◆ Exercise aim
Copy the records below exactly, starting at the line that contains "Rebuild this diagram" and ending at the line that contains "minimum width=461pt, minimum"; leave out any pictures.
-*-*-
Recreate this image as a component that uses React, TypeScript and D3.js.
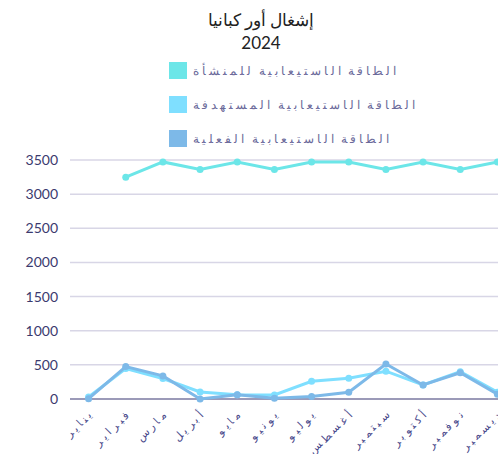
import React from "react";
import * as d3 from "d3";

const months = ["يناير", "فبراير", "مارس", "أبريل", "مايو", "يونيو", "يوليو", "أغسطس", "سبتمبر", "أكتوبر", "نوفمبر", "ديسمبر"];
const facilityCapacity: (number | null)[] = [null, 3248, 3472, 3360, 3472, 3360, 3472, 3472, 3360, 3472, 3360, 3472];
const targetCapacity: number[] = [30, 445, 300, 103, 63, 60, 260, 304, 407, 206, 400, 100];
const actualCapacity: number[] = [5, 475, 338, 0, 63, 10, 35, 98, 512, 206, 385, 70];
const seriesNames = ["الطاقة الاستيعابية للمنشأة", "الطاقة الاستيعابية المستهدفة", "الطاقة الاستيعابية الفعلية"];
const seriesColors = ["#6ce6e8", "#7fdfff", "#7db9e8"];
const yTicks = [0, 500, 1000, 1500, 2000, 2500, 3000, 3500];

const nonJoinLeft = new Set("اأإآدذرزوؤةءى".split(""));
function spaced(s: string, gap: string, wordGap: string): string {
  const chars = Array.from(s);
  let out = "";
  chars.forEach((c, i) => {
    if (c === " ") {
      out += wordGap;
      return;
    }
    out += c;
    if (i < chars.length - 1) {
      const next = chars[i + 1];
      if (next === " ") return;
      if (nonJoinLeft.has(c)) out += gap;
      else out += "\u200D" + gap + "\u200D";
    }
  });
  return out;
}

export default function App() {
  const W = 498, H = 454;
  const x = d3.scalePoint<string>().domain(months).range([70, 516]).padding(0.5);
  const y = d3.scaleLinear().domain([0, 3500]).range([399, 160]);
  const line = d3.line<[string, number | null]>()
    .defined((d) => d[1] != null)
    .x((d) => x(d[0]) as number)
    .y((d) => y(d[1] as number));
  const series = [facilityCapacity, targetCapacity, actualCapacity];
  const font = "Lato, 'Noto Sans', sans-serif";
  return (
    <svg width={W} height={H} style={{ position: "absolute", left: 0, top: 0 }} fontFamily={font}>
      <rect width={W} height={H} fill="#fff" />
      <text x={261} y={26} textAnchor="middle" fontSize={17} fill="#222">إشغال أور كبانيا</text>
      <text x={261} y={49} textAnchor="middle" fontSize={17} fill="#222">2024</text>
      {seriesNames.map((n, i) => (
        <g key={n}>
          <rect x={169} y={62 + i * 34} width={18} height={17} fill={seriesColors[i]} />
          <text x={193} y={75 + i * 34} fontSize={12} fill="#6b6a9a" textAnchor="start">
            {spaced(n, "\u2005", "\u2002\u2009")}
          </text>
        </g>
      ))}
      {yTicks.map((t) => (
        <g key={t}>
          <line x1={70} x2={W} y1={y(t)} y2={y(t)} stroke={t === 0 ? "#7a78a0" : "#d8d6e6"} strokeWidth={1.5} />
          <text x={58} y={y(t) + 5} textAnchor="end" fontSize={14} fill="#3b3a6e">{t}</text>
        </g>
      ))}
      {months.map((m) => {
        const px = (x(m) as number) + 4;
        return (
          <text key={m} transform={`translate(${px},416) rotate(-45)`} textAnchor="end" fontSize={11} fill="#4b4a8c">
            {spaced(m, "\u2005\u200A", " ")}
          </text>
        );
      })}
      {series.map((s, i) => {
        const data = months.map((m, j) => [m, s[j]] as [string, number | null]);
        return (
          <g key={i}>
            <path d={line(data) || ""} fill="none" stroke={seriesColors[i]} strokeWidth={3} />
            {data.filter((d) => d[1] != null).map((d) => (
              <circle key={d[0]} cx={x(d[0]) as number} cy={y(d[1] as number)} r={3.5} fill={seriesColors[i]} />
            ))}
          </g>
        );
      })}
    </svg>
  );
}
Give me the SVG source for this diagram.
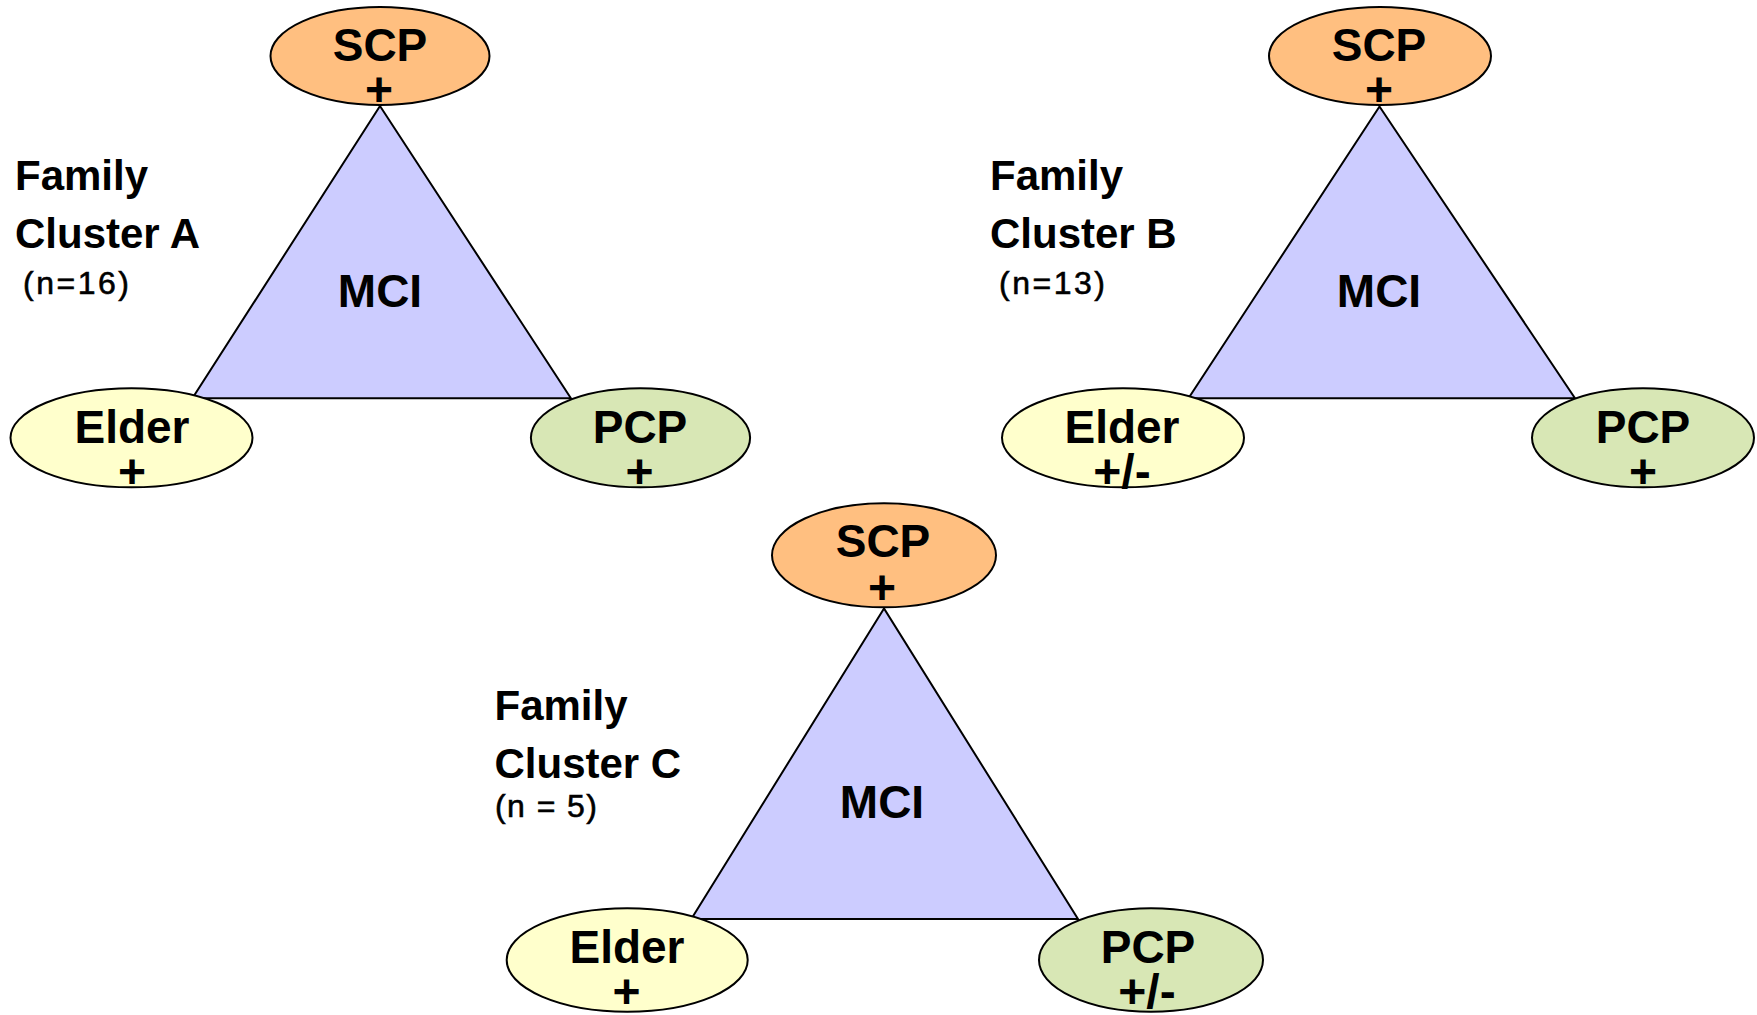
<svg xmlns="http://www.w3.org/2000/svg" width="1757" height="1015" viewBox="0 0 1757 1015">
<style>
  .tri { fill: #CCCCFF; stroke: #000; stroke-width: 2; stroke-linejoin: miter; }
  .scp { fill: #FFBF80; stroke: #000; stroke-width: 2; }
  .eld { fill: #FFFFCC; stroke: #000; stroke-width: 2; }
  .pcp { fill: #D8E7B5; stroke: #000; stroke-width: 2; }
  .lbl { font-family: "Liberation Sans", Arial, sans-serif; font-weight: bold; font-size: 46px; text-anchor: middle; fill: #000; }
  .sgn { font-family: "Liberation Sans", Arial, sans-serif; font-weight: bold; font-size: 48px; text-anchor: middle; fill: #000; }
  .ttl { font-family: "Liberation Sans", Arial, sans-serif; font-weight: bold; font-size: 42px; fill: #000; }
  .cnt { font-family: "Liberation Sans", Arial, sans-serif; font-weight: normal; font-size: 32px; fill: #000; stroke: #000; stroke-width: 0.6; }
</style>
<rect width="1757" height="1015" fill="#FFFFFF"/>

<!-- Cluster A -->
<g id="cluster-a-title">
  <text class="ttl" x="15" y="190">Family</text>
  <text class="ttl" x="15" y="248">Cluster A</text>
  <text class="cnt" x="23" y="293.5" textLength="106" lengthAdjust="spacing">(n=16)</text>
</g>
<g id="mci-a">
  <polygon class="tri" points="380,106 192.4,398.3 570.9,398.3"/>
  <text class="lbl" x="380" y="307">MCI</text>
</g>
<g id="scp-a">
  <ellipse class="scp" cx="380" cy="56" rx="109.5" ry="49"/>
  <text class="lbl" x="380" y="61">SCP</text>
  <text class="sgn" x="379" y="106">+</text>
</g>
<g id="elder-a">
  <ellipse class="eld" cx="131.5" cy="437.8" rx="121" ry="49.5"/>
  <text class="lbl" x="132" y="443.3">Elder</text>
  <text class="sgn" x="132" y="487.5">+</text>
</g>
<g id="pcp-a">
  <ellipse class="pcp" cx="640.5" cy="437.8" rx="109.6" ry="49.5"/>
  <text class="lbl" x="640" y="443.3">PCP</text>
  <text class="sgn" x="639.5" y="487.5">+</text>
</g>

<!-- Cluster B -->
<g id="cluster-b-title">
  <text class="ttl" x="990" y="190">Family</text>
  <text class="ttl" x="990" y="248">Cluster B</text>
  <text class="cnt" x="999" y="293.5" textLength="106" lengthAdjust="spacing">(n=13)</text>
</g>
<g id="mci-b">
  <polygon class="tri" points="1379.5,106.5 1188.5,398.3 1575,398.3"/>
  <text class="lbl" x="1379" y="307">MCI</text>
</g>
<g id="scp-b">
  <ellipse class="scp" cx="1380" cy="56" rx="111" ry="49"/>
  <text class="lbl" x="1379" y="61">SCP</text>
  <text class="sgn" x="1379" y="106">+</text>
</g>
<g id="elder-b">
  <ellipse class="eld" cx="1123" cy="437.8" rx="121" ry="49.5"/>
  <text class="lbl" x="1122" y="443.3">Elder</text>
  <text class="sgn" x="1122" y="487.5">+/-</text>
</g>
<g id="pcp-b">
  <ellipse class="pcp" cx="1643" cy="437.8" rx="111" ry="49.5"/>
  <text class="lbl" x="1643" y="443.3">PCP</text>
  <text class="sgn" x="1643" y="487.5">+</text>
</g>

<!-- Cluster C -->
<g id="cluster-c-title">
  <text class="ttl" x="494.5" y="720">Family</text>
  <text class="ttl" x="494.5" y="778.3">Cluster C</text>
  <text class="cnt" x="495" y="817" textLength="102" lengthAdjust="spacing">(n = 5)</text>
</g>
<g id="mci-c">
  <polygon class="tri" points="884,608.5 691.3,919 1078,919"/>
  <text class="lbl" x="882" y="818.3">MCI</text>
</g>
<g id="scp-c">
  <ellipse class="scp" cx="884" cy="555.3" rx="112" ry="52"/>
  <text class="lbl" x="883" y="556.7">SCP</text>
  <text class="sgn" x="882" y="603.5">+</text>
</g>
<g id="elder-c">
  <ellipse class="eld" cx="627.2" cy="960" rx="120.5" ry="51.7"/>
  <text class="lbl" x="627" y="963.3">Elder</text>
  <text class="sgn" x="626.5" y="1008">+</text>
</g>
<g id="pcp-c">
  <ellipse class="pcp" cx="1151" cy="960" rx="112" ry="51.7"/>
  <text class="lbl" x="1148" y="963.3">PCP</text>
  <text class="sgn" x="1147" y="1008">+/-</text>
</g>
</svg>
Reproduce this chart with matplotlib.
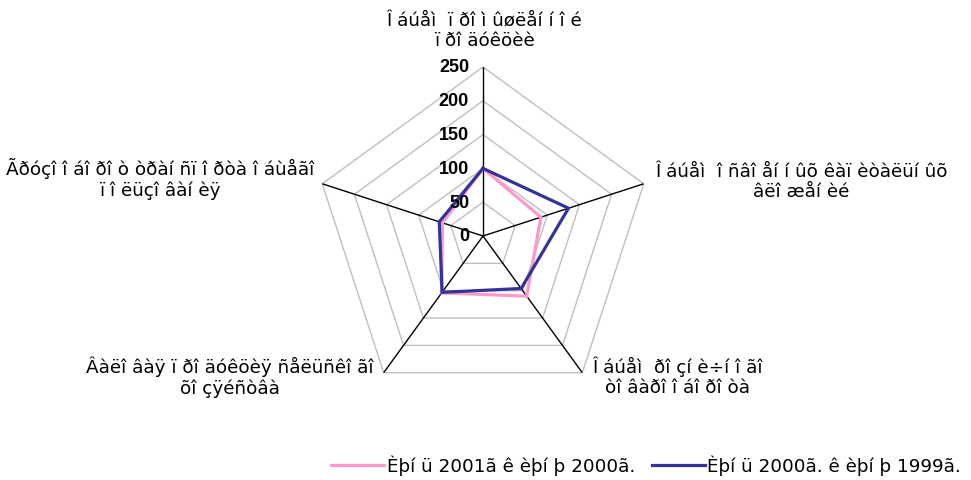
import matplotlib
matplotlib.use('Agg')
import matplotlib.pyplot as plt
import numpy as np

plt.rcParams['font.family'] = ['DejaVu Sans']

# category labels (kept exactly as they appear, mis-encoded)
categories = [
    'Î áúåì  ï ðî ì ûøëåí í î é\nï ðî äóêöèè',
    'Î áúåì  î ñâî åí í ûõ êàï èòàëüí ûõ\nâëî æåí èé',
    'Î áúåì  ðî çí è÷í î ãî\nòî âàðî î áî ðî òà',
    'Âàëî âàÿ ï ðî äóêöèÿ ñåëüñêî ãî\nõî çÿéñòâà',
    'Ãðóçî î áî ðî ò òðàí ñï î ðòà î áùåãî\nï î ëüçî âàí èÿ',
]
series_names = ['Èþí ü 2001ã ê èþí þ 2000ã.', 'Èþí ü 2000ã. ê èþí þ 1999ã.']
vals_2001 = [100, 90, 110, 104, 63]
vals_2000 = [100, 133, 96, 103, 68]
r_ticks = [0, 50, 100, 150, 200, 250]

colors = ['#FF99CC', '#333399']

W, H = 971, 481
fig = plt.figure(figsize=(W / 100, H / 100), dpi=100)
cx, cy, R = 483, 244, 169
ax = fig.add_axes([(cx - R) / W, (cy - R) / H, 2 * R / W, 2 * R / H], projection='polar')
ax.set_theta_offset(np.pi / 2)
ax.set_theta_direction(-1)
ax.set_ylim(0, r_ticks[-1])
ax.grid(False)
ax.spines['polar'].set_visible(False)
ax.set_xticks([])
ax.set_yticks([])
ax.patch.set_visible(False)

n = len(categories)
theta = np.arange(n) * 2 * np.pi / n
theta_c = np.append(theta, theta[0])

# pentagon grid
for r in r_ticks[1:]:
    ax.plot(theta_c, [r] * (n + 1), color='#BFBFBF', lw=1.0, zorder=1)
# spokes
for t in theta:
    ax.plot([t, t], [0, r_ticks[-1]], color='black', lw=1.0, zorder=2)

for vals, col, name in [(vals_2001, colors[0], series_names[0]),
                        (vals_2000, colors[1], series_names[1])]:
    v = np.append(vals, vals[0])
    ax.plot(theta_c, v, color=col, lw=2.3, label=name, zorder=3,
            solid_joinstyle='miter')

# radial tick labels along top axis
for r in r_ticks:
    ax.annotate(str(r), (0, r), xytext=(-10, 0), textcoords='offset points',
                ha='right', va='center', fontsize=13, fontweight='bold',
                family='Liberation Sans', zorder=4)

# category labels
label_pos = [(484, 31), (801, 182), (677, 377), (230, 377), (160, 179)]
for lab, (x, y) in zip(categories, label_pos):
    fig.text(x / W, 1 - y / H, lab, ha='center', va='center', fontsize=13.2,
             linespacing=1.15)

fig.legend(loc='center', bbox_to_anchor=(646 / W, 1 - 466 / H), ncol=2,
           frameon=False, fontsize=13.2, handlelength=2.9, handletextpad=0.15,
           columnspacing=0.9, borderpad=0, borderaxespad=0)

fig.savefig('out.png', dpi=100)
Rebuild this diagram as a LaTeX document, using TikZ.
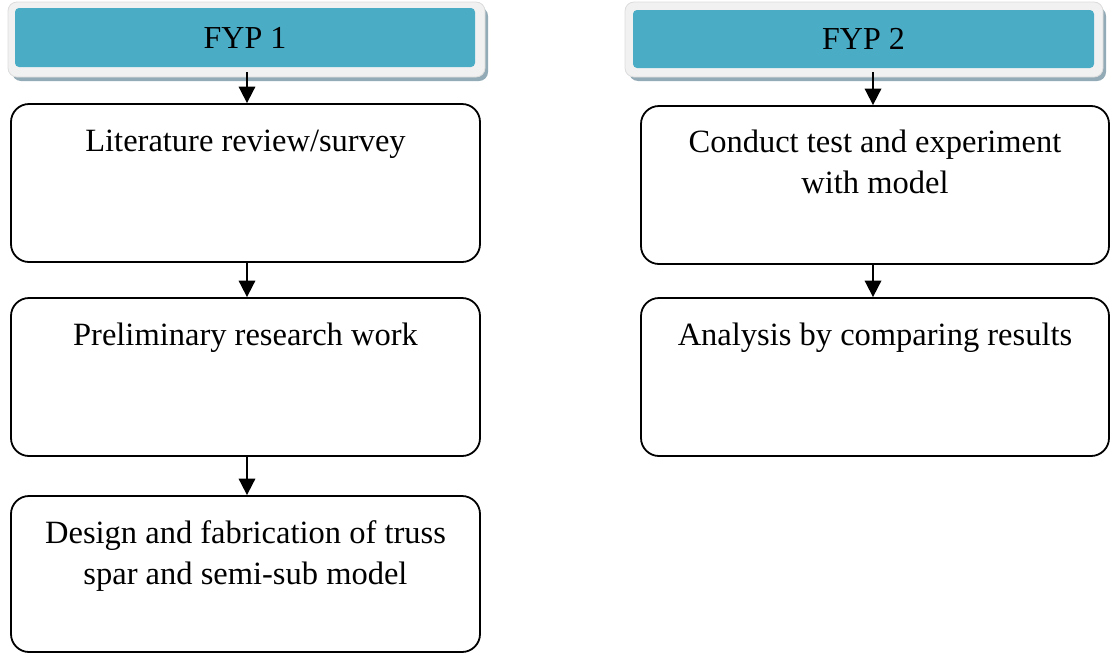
\documentclass[tikz,border=0pt]{standalone}
\usepackage{fontspec}
\setmainfont{Liberation Serif}
\usetikzlibrary{arrows.meta,positioning}
\definecolor{headteal}{HTML}{4BACC6}
\definecolor{headframe}{HTML}{F1F1F1}
\definecolor{headedge}{HTML}{DCDCDC}
\definecolor{headshadow}{HTML}{93ABB6}
\newcommand{\topstrut}{\rule{0pt}{24pt}}
\tikzset{
  stagebox/.style={draw=black, line width=1.8pt, rounded corners=18pt, fill=white},
  headframe/.style={fill=headframe, draw=headedge, line width=0.8pt, rounded corners=9pt},
  headshade/.style={fill=headshadow, rounded corners=9pt},
  headcore/.style={fill=headteal, rounded corners=4pt, inner sep=0pt,
                   font=\fontsize{32}{38}\selectfont},
  boxtext/.style={align=center, anchor=north, inner sep=0pt,
                  font=\fontsize{32.5}{41}\selectfont},
  flow/.style={-{Triangle[length=16.5pt,width=16.5pt]}, line width=1.8pt},
}
\begin{document}
\begin{tikzpicture}[x=1pt,y=-1pt]
\useasboundingbox (0,0) rectangle (1110,654);

% header bars with drop shadow and light frame
\fill[headshade] (12,7) rectangle (488,81);
\draw[headframe] (8,2) rectangle (485,77);
\node[headcore, minimum width=460pt, minimum height=59pt] (h1) at (245,37.5) {FYP 1};

\fill[headshade] (629,7) rectangle (1106,81);
\draw[headframe] (625,2) rectangle (1103,77);
\node[headcore, minimum width=461pt, minimum height=58pt] (h2) at (863.5,39) {FYP 2};

% stage boxes, first semester
\node[stagebox, minimum width=469pt, minimum height=158pt] (l1) at (245.5,183) {};
\node[stagebox, minimum width=469pt, minimum height=158pt] (l2) at (245.5,377) {};
\node[stagebox, minimum width=469pt, minimum height=156pt] (l3) at (245.5,574) {};

% stage boxes, second semester
\node[stagebox, minimum width=468pt, minimum height=158pt] (r1) at (875,185) {};
\node[stagebox, minimum width=468pt, minimum height=158pt] (r2) at (875,377) {};

% box captions
\node[boxtext] (t1) at ([yshift=-24pt]l1.north) {\topstrut Literature review/survey};
\node[boxtext] (t2) at ([yshift=-24pt]l2.north) {\topstrut Preliminary research work};
\node[boxtext] (t3) at ([yshift=-24pt]l3.north) {\topstrut Design and fabrication of truss\\spar and semi-sub model};
\node[boxtext] (t4) at ([yshift=-23pt]r1.north) {\topstrut Conduct test and experiment\\with model};
\node[boxtext] (t5) at ([yshift=-24pt]r2.north) {\topstrut Analysis by comparing results};

% connectors
\coordinate (a1) at (247,72);
\coordinate (a2) at (873,72);
\draw[flow] (a1) -- (a1 |- l1.north);
\draw[flow] (a1 |- l1.south) -- (a1 |- l2.north);
\draw[flow] (a1 |- l2.south) -- (a1 |- l3.north);
\draw[flow] (a2) -- (a2 |- r1.north);
\draw[flow] (a2 |- r1.south) -- (a2 |- r2.north);
\end{tikzpicture}
\end{document}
-*-*-
◆ Exercise response
Rebuild this diagram as a LaTeX document, using TikZ.
\documentclass[tikz,border=0pt]{standalone}
\usepackage{fontspec}
\setmainfont{Liberation Serif}
\usetikzlibrary{arrows.meta,positioning}
\definecolor{headteal}{HTML}{4BACC6}
\definecolor{headframe}{HTML}{F1F1F1}
\definecolor{headedge}{HTML}{DCDCDC}
\definecolor{headshadow}{HTML}{93ABB6}
\newcommand{\topstrut}{\rule{0pt}{24pt}}
\tikzset{
  stagebox/.style={draw=black, line width=1.8pt, rounded corners=18pt, fill=white},
  headframe/.style={fill=headframe, draw=headedge, line width=0.8pt, rounded corners=9pt},
  headshade/.style={fill=headshadow, rounded corners=9pt},
  headcore/.style={fill=headteal, rounded corners=4pt, inner sep=0pt,
                   font=\fontsize{32}{38}\selectfont},
  boxtext/.style={align=center, anchor=north, inner sep=0pt,
                  font=\fontsize{32.5}{41}\selectfont},
  flow/.style={-{Triangle[length=16.5pt,width=16.5pt]}, line width=1.8pt},
}
\begin{document}
\begin{tikzpicture}[x=1pt,y=-1pt]
\useasboundingbox (0,0) rectangle (1110,654);

% header bars with drop shadow and light frame
\fill[headshade] (12,7) rectangle (488,81);
\draw[headframe] (8,2) rectangle (485,77);
\node[headcore, minimum width=460pt, minimum height=59pt] (h1) at (245,37.5) {FYP 1};

\fill[headshade] (629,7) rectangle (1106,81);
\draw[headframe] (625,2) rectangle (1103,77);
\node[headcore, minimum width=461pt, minimum height=58pt] (h2) at (863.5,39) {FYP 2};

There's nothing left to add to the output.